Indeed, during the two days they stay with me, they always pick up after themselves, rolling up their sleeping bags in
the morning, moving my coffee table to its original position, stowing their packs behind my recliner so they would be out of the way. They ask each morning if they can take a shower, hang their tiny wash cloths over the shower rod, and refuse profusely to let me give them bigger towels. Brice even compliments me on my apartment. Still, I have an inkling that their politeness is a façade. Or maybe it is only my distrust manifesting.
That night, Gina and I go to bed at our normal hour (she stays at my place so as not to have me shoulder all of the burden of entertaining), and I let the pair have control of the television, and free reign of my apartment while we sleep — though I keep my cell phone and wallet on my nightstand, just in case. The next morning, I walk them to the Red Line at Addison, give them my CTA card and pump enough money onto it to allow them a day’s worth of sightseeing. I also give them directions to the Field Museum and get them a transit map. Then I wish them luck and tell them to meet me back at my apartment any time after 6:00. Still a little uncomfortable with giving out my keys. Call me a skeptic.
That night, Gina and I cook them spaghetti at my apartment. Brice and Nicolas wash the dishes. We get a chance to catch up on their day’s activities. They never made it to the Field Museum. They ate a cheap lunch at a Vienna Beef stand under the El downtown in the Loop. They tried to get to the top floor of the Hancock building (which we said was the best view of the Chicago skyline, and used to be free), but it cost about $10 a person and they couldn’t afford it. Basically, they just walked around and took photos of themselves in front of famous landmarks, like Buckingham Fountain. They particularly liked the fountain.
We watch “Kiss of the Dragon” on SpikeTV until Gina and I go to bed. Brice and Nicolas groan at all the commercials, saying that in France the advertisements are saved until the end of each program.

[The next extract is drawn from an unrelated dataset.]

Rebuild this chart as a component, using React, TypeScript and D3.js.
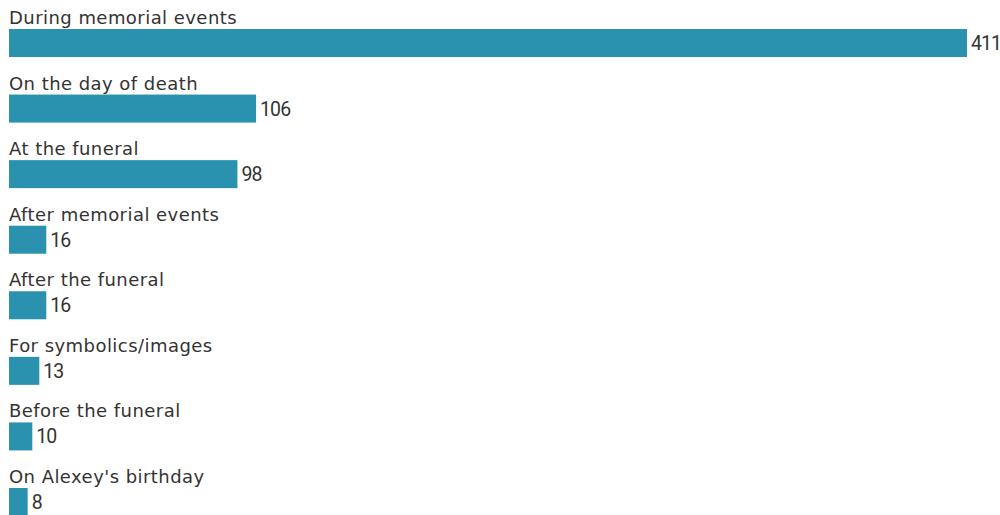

Brice wakes me the next morning to tell me they are leaving. They want to do a little more sightseeing until their plane leaves at 2:30. I give them directions to the Orange Line and my e-mail address and Gina’s, shake their hands and give them whatever money I have in my wallet, which is about $6.
Brice invites me to stay with them, “this time in France,” thanks me and Gina for our generosity and promises to e-mail when he gets home. Then they leave without giving me so much as a phone number to contact them.
We don’t hear from them for almost three months. I wonder if they even made it out of Vegas. One day, Gina receives a brief e-mail from Brice with a few photos attached, some of which are included in this article, apologizing for taking so long to get back to us. Sure enough, there are photos of Las Vegas and Death Valley. My first impression is, “Wow, they actually made it.” She forwards it to me, and I respond, informing Brice that I am writing this story and that I am hungry to know what happened after they left my apartment. He never responds.
I guess that this is the state of American generosity, or at least mine. I don’t expect to stay with them in France in my lifetime, or even see them again, but the least they can do is let me know the rest of their story. I think they owe me that much.
During my interview, Marlene Kuhn mentions that it’s interesting how generous some people are willing to be. Jack had called the cops before he would trust them. Her neighbor wouldn’t even let them in her house, but only on her yard. And then there were trusting people like her and Bob, who just let them walk right in.
I can’t help asking Marlene if, during Brice and Nicolas’ stay, she ever felt like she was being used. She says she didn’t think so, and that it didn’t really matter. What mattered was her intentions were well-meaning, whether theirs were or not. I think, if anything, this is what I learned.